*Stored data*:

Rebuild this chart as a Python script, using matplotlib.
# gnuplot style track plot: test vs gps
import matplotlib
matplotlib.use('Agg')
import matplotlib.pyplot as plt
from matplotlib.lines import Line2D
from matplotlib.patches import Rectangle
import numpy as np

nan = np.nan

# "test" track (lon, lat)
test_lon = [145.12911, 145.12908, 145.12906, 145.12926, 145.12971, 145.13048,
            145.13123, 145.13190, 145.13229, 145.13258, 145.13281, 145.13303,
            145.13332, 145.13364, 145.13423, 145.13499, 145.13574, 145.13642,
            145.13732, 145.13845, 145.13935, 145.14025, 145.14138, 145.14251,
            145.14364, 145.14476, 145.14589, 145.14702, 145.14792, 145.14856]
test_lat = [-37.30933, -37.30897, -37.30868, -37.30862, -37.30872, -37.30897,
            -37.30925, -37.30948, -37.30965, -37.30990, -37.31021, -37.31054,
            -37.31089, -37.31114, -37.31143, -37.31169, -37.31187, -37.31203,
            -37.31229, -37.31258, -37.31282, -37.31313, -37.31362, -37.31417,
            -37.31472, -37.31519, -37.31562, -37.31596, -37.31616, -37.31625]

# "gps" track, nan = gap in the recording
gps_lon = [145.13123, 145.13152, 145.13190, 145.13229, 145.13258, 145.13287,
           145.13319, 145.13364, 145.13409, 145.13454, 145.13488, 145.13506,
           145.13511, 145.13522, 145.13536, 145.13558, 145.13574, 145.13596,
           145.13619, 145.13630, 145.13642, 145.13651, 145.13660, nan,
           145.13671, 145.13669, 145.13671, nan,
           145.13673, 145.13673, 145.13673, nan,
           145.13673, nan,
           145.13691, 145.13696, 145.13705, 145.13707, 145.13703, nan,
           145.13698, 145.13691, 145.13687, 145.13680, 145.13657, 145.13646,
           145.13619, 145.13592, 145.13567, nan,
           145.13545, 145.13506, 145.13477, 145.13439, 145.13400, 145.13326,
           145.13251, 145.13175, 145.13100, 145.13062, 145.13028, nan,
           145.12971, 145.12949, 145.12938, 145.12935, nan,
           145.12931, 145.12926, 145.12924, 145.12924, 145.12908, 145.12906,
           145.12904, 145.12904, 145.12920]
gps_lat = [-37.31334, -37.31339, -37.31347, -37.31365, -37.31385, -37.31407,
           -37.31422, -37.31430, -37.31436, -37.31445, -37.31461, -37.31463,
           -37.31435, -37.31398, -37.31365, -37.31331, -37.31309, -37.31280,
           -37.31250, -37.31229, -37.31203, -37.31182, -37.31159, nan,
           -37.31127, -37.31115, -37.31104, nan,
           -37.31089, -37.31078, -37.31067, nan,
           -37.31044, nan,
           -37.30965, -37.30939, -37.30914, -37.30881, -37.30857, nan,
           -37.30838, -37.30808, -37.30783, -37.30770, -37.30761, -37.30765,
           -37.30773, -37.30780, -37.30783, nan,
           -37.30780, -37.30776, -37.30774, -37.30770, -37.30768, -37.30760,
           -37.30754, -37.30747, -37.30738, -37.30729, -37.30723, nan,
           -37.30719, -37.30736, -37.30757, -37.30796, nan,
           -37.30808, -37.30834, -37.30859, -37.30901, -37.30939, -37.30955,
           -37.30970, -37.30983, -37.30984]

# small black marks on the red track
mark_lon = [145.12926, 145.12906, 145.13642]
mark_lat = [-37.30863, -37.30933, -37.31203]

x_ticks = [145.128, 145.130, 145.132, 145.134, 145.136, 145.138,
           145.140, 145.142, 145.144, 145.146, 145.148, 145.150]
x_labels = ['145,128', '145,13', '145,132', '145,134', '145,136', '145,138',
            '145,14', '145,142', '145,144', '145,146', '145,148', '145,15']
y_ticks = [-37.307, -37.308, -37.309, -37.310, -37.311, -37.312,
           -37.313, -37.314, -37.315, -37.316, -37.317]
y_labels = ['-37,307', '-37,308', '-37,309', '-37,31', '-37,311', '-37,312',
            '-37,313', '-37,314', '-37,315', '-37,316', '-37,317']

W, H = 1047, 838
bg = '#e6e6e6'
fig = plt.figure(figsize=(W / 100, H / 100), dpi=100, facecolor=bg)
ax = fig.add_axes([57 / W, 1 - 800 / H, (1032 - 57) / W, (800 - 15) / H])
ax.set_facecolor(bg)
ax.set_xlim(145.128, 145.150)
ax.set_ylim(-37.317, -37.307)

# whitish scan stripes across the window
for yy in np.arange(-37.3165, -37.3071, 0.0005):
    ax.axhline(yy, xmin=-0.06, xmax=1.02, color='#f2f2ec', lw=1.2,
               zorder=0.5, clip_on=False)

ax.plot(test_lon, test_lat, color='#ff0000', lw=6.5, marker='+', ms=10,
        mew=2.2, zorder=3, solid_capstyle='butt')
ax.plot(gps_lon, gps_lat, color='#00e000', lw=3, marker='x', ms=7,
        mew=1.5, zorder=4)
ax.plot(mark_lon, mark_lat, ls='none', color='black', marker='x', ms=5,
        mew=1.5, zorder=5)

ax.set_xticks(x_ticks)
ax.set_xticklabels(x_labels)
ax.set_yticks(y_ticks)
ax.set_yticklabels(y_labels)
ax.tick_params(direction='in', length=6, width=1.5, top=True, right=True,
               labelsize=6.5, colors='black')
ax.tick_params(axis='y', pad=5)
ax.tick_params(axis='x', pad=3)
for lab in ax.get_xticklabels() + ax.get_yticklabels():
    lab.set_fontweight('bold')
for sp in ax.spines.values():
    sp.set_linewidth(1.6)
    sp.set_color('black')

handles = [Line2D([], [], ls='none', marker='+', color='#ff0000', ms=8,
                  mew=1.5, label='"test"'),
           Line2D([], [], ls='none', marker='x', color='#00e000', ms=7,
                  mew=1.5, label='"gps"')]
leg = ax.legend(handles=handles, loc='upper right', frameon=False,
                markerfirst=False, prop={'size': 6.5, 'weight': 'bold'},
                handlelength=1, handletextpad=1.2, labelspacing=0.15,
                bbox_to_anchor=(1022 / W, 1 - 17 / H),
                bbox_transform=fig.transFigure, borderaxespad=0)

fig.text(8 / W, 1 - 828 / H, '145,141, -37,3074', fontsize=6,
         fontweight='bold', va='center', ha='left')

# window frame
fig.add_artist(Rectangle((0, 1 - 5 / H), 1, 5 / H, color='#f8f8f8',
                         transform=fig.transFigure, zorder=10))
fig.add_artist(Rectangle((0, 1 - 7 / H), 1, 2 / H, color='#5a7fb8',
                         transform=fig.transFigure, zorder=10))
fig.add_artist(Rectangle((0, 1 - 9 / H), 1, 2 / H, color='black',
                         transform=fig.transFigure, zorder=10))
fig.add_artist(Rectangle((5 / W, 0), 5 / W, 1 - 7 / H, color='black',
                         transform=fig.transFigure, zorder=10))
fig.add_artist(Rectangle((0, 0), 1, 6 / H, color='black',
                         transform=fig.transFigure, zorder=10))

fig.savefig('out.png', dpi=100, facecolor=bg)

*Prompt*:
What are the exact lines from the beginning of the material through the line containing "-37.31596, -37.31616, -37.31625]"? Write out those lines alone.

*Finished task*:
Rebuild this chart as a Python script, using matplotlib.
# gnuplot style track plot: test vs gps
import matplotlib
matplotlib.use('Agg')
import matplotlib.pyplot as plt
from matplotlib.lines import Line2D
from matplotlib.patches import Rectangle
import numpy as np

nan = np.nan

# "test" track (lon, lat)
test_lon = [145.12911, 145.12908, 145.12906, 145.12926, 145.12971, 145.13048,
            145.13123, 145.13190, 145.13229, 145.13258, 145.13281, 145.13303,
            145.13332, 145.13364, 145.13423, 145.13499, 145.13574, 145.13642,
            145.13732, 145.13845, 145.13935, 145.14025, 145.14138, 145.14251,
            145.14364, 145.14476, 145.14589, 145.14702, 145.14792, 145.14856]
test_lat = [-37.30933, -37.30897, -37.30868, -37.30862, -37.30872, -37.30897,
            -37.30925, -37.30948, -37.30965, -37.30990, -37.31021, -37.31054,
            -37.31089, -37.31114, -37.31143, -37.31169, -37.31187, -37.31203,
            -37.31229, -37.31258, -37.31282, -37.31313, -37.31362, -37.31417,
            -37.31472, -37.31519, -37.31562, -37.31596, -37.31616, -37.31625]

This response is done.